» The exercise
Output the first line of the listing and each line after it, up to and including the line that contains "plt.rcParams['font.family'] = ['Inter', 'DejaVu", exactly as written, minus the pictures.

» Data extract

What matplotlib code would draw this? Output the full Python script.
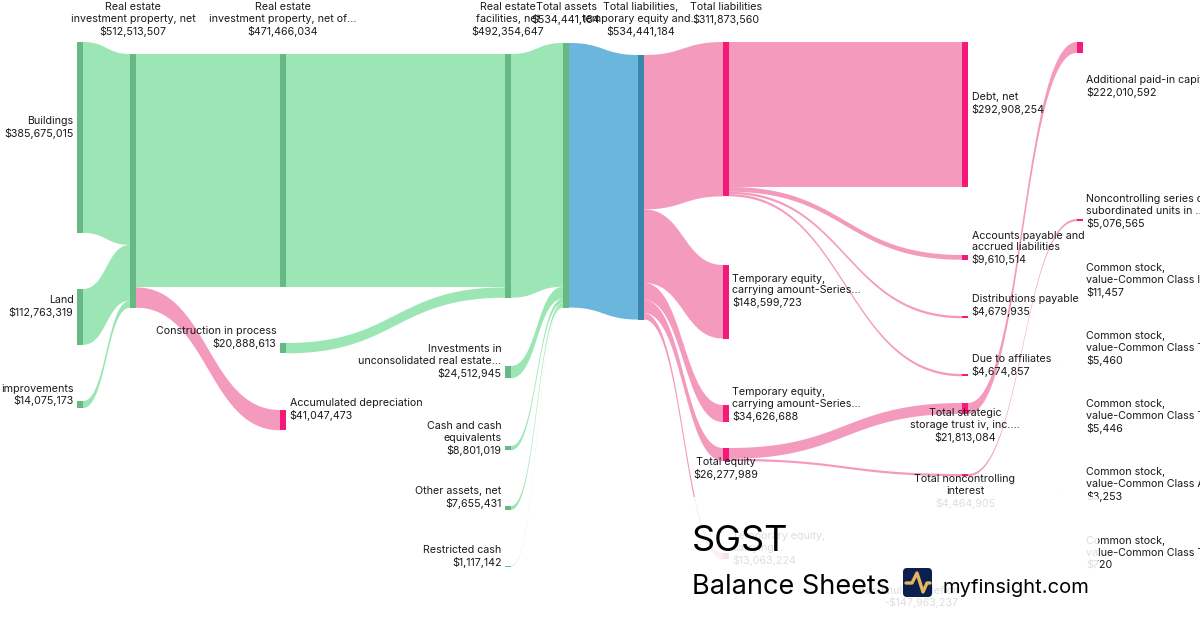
import numpy as np
import matplotlib.pyplot as plt
from matplotlib.patches import Rectangle, FancyBboxPatch

plt.rcParams['font.family'] = ['Inter', 'DejaVu Sans']

# nodes: names + values (USD)
node_names = [
    "Buildings", "Land", "improvements",
    "Real estate\ninvestment property, net",
    "Real estate\ninvestment property, net of...", "Construction in process", "Accumulated depreciation",
    "Real estate\nfacilities, net", "Investments in\nunconsolidated real estate...",
    "Cash and cash\nequivalents", "Other assets, net", "Restricted cash",
    "Total assets",
    "Total liabilities,\ntemporary equity and...",
    "Total liabilities", "Temporary equity,\ncarrying amount-Series...",
    "Temporary equity,\ncarrying amount-Series...", "Total equity", "Temporary equity,\ncarrying...",
    "Debt, net", "Accounts payable and\naccrued liabilities", "Distributions payable",
    "Due to affiliates", "Total strategic\nstorage trust iv, inc....", "Total noncontrolling\ninterest",
    "Accumulated deficit",
    "Additional paid-in capital", "Noncontrolling series of\nsubordinated units in ...",
    "Common stock,\nvalue-Common Class I", "Common stock,\nvalue-Common Class T",
    "Common stock,\nvalue-Common Class T", "Common stock,\nvalue-Common Class A",
    "Common stock,\nvalue-Common Class T",
]
node_values = [
    385675015, 112763319, 14075173,
    512513507,
    471466034, 20888613, 41047473,
    492354647, 24512945, 8801019, 7655431, 1117142,
    534441184,
    534441184,
    311873560, 148599723, 34626688, 26277989, 13063224,
    292908254, 9610514, 4679935, 4674857, 21813084, 4464905, -147963237,
    222010592, 5076565, 11457, 5460, 5446, 3253, 720,
]
# flows (source index, target index)
link_src = [0, 1, 2, 3, 3, 4, 5, 7, 8, 9, 10, 11, 12, 13, 13, 13, 13, 13,
            14, 14, 14, 14, 17, 17, 23, 23, 23, 23, 23, 23, 24]
link_dst = [3, 3, 3, 4, 6, 7, 7, 12, 12, 12, 12, 12, 13, 14, 15, 16, 17, 18,
            19, 20, 21, 22, 23, 24, 26, 28, 29, 30, 31, 32, 27]

# layout
SCALE = 0.495 / 1e6      # px per dollar
NODE_W = 6
col_x = [77, 130, 280, 505, 563, 638, 723, 962, 1077]
node_col = [0, 0, 0, 1, 2, 2, 2, 3, 3, 3, 3, 3, 4, 5, 6, 6, 6, 6, 6,
            7, 7, 7, 7, 7, 7, 7, 8, 8, 8, 8, 8, 8, 8]
node_top = [42, 289, 401, 54, 54, 343, 410, 54, 366, 446, 506, 566, 43, 55,
            42, 265, 405, 448, 553, 42, 255, 316, 374, 403, 474, 597,
            42, 219, 291, 359, 427, 495, 563]
label_side = ['L', 'L', 'L', 'T', 'T', 'L', 'R', 'T', 'L', 'L', 'L', 'L', 'T', 'T',
              'T', 'R', 'R', 'B', 'R', 'R', 'R', 'R', 'R', 'B', 'B', 'L',
              'R', 'R', 'R', 'R', 'R', 'R', 'R']
label_dy = [1.5, 1, 2, 0, 0, 1, 0.5, 0, 6.5, 7.5, 1, 1.5, 0, 0,
            0, 6.5, 8, 3.5, 9.5, 0.5, 8, 0, 1.5, 0.5, 0, 11.5,
            51, 8.5, 6.5, 6.5, 6.5, 6.5, 6.5]

GREEN, GREEN_N = '#9be6b4', '#66b884'
PINK, PINK_N = '#f49abd', '#f51a79'
BLUE, BLUE_N = '#6ab6dc', '#3a87ab'
node_group = ['g'] * 6 + ['p'] + ['g'] * 6 + ['b'] + ['p'] * 19
link_cols = {'g': GREEN, 'p': PINK, 'b': BLUE}
node_cols = {'g': GREEN_N, 'p': PINK_N, 'b': BLUE_N}

n = len(node_values)
link_val = [max(0, min(node_values[s], node_values[d])) for s, d in zip(link_src, link_dst)]
inflow = np.zeros(n)
outflow = np.zeros(n)
for s, d, v in zip(link_src, link_dst, link_val):
    outflow[s] += v
    inflow[d] += v
node_h = [(inflow[i] if inflow[i] > 0 else outflow[i]) * SCALE for i in range(n)]


def ribbon(ax, x0, a0, b0, x1, a1, b1, color):
    t = np.linspace(0, 1, 80)
    xm = (x0 + x1) / 2
    bx = (1 - t) ** 3 * x0 + 3 * (1 - t) ** 2 * t * xm + 3 * (1 - t) * t ** 2 * xm + t ** 3 * x1
    s = 3 * t ** 2 - 2 * t ** 3
    top = a0 + (a1 - a0) * s
    bot = b0 + (b1 - b0) * s
    ax.fill(np.r_[bx, bx[::-1]], np.r_[top, bot[::-1]], color=color, lw=0, zorder=1)


fig = plt.figure(figsize=(12, 6.3), dpi=100)
ax = fig.add_axes([0, 0, 1, 1])
ax.set_xlim(0, 1200)
ax.set_ylim(630, 0)
ax.axis('off')

out_off = list(node_top)
in_off = list(node_top)
for s, d, v in zip(link_src, link_dst, link_val):
    w = v * SCALE
    x0 = col_x[node_col[s]] + NODE_W
    x1 = col_x[node_col[d]]
    ribbon(ax, x0, out_off[s], out_off[s] + w, x1, in_off[d], in_off[d] + w,
           link_cols[node_group[d]])
    out_off[s] += w
    in_off[d] += w

txt = dict(fontsize=7.7, color='#1a1a1a', linespacing=1.22, zorder=3)
for i in range(n):
    x = col_x[node_col[i]]
    ax.add_patch(Rectangle((x, node_top[i]), NODE_W, node_h[i],
                           color=node_cols[node_group[i]], lw=0, zorder=2))
    v = node_values[i]
    vs = ('-$' if v < 0 else '$') + f"{abs(v):,}"
    label = node_names[i] + "\n" + vs
    cy = node_top[i] + node_h[i] / 2
    side = label_side[i]
    if side == 'L':
        ax.text(x - 3.5, cy + label_dy[i], label, ha='right', va='bottom', **txt)
    elif side == 'R':
        ax.text(x + NODE_W + 3.5, cy + label_dy[i], label, ha='left', va='bottom', **txt)
    elif side == 'T':
        ax.text(x + NODE_W / 2, 2, label, ha='center', va='top', **txt)
    else:
        ax.text(x + NODE_W / 2, cy + label_dy[i] - 1, label, ha='center', va='top', **txt)

# white veil under the title block
ax.add_patch(Rectangle((668, 497), 430, 140, color='white', alpha=0.86, lw=0, zorder=4))

ax.text(692, 551, "SGST", fontsize=26, color='black', va='baseline', ha='left', zorder=5)
ax.text(692, 594, "Balance Sheets", fontsize=19.5, color='black', va='baseline', ha='left', zorder=5)
ax.add_patch(FancyBboxPatch((903, 568), 29, 29, boxstyle="round,pad=0,rounding_size=4",
                            fc='#0b1f4e', ec='none', zorder=5))
ax.plot([906, 912, 917, 923, 927, 930], [583, 583, 573, 592, 583, 583],
        color='#e6b65c', lw=2.4, solid_capstyle='round', solid_joinstyle='round', zorder=6)
ax.text(942, 593, "myfinsight.com", fontsize=14.5, color='black', va='baseline', ha='left', zorder=5)

fig.savefig('out.png', dpi=100)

» Answer to the task
What matplotlib code would draw this? Output the full Python script.
import numpy as np
import matplotlib.pyplot as plt
from matplotlib.patches import Rectangle, FancyBboxPatch

plt.rcParams['font.family'] = ['Inter', 'DejaVu Sans']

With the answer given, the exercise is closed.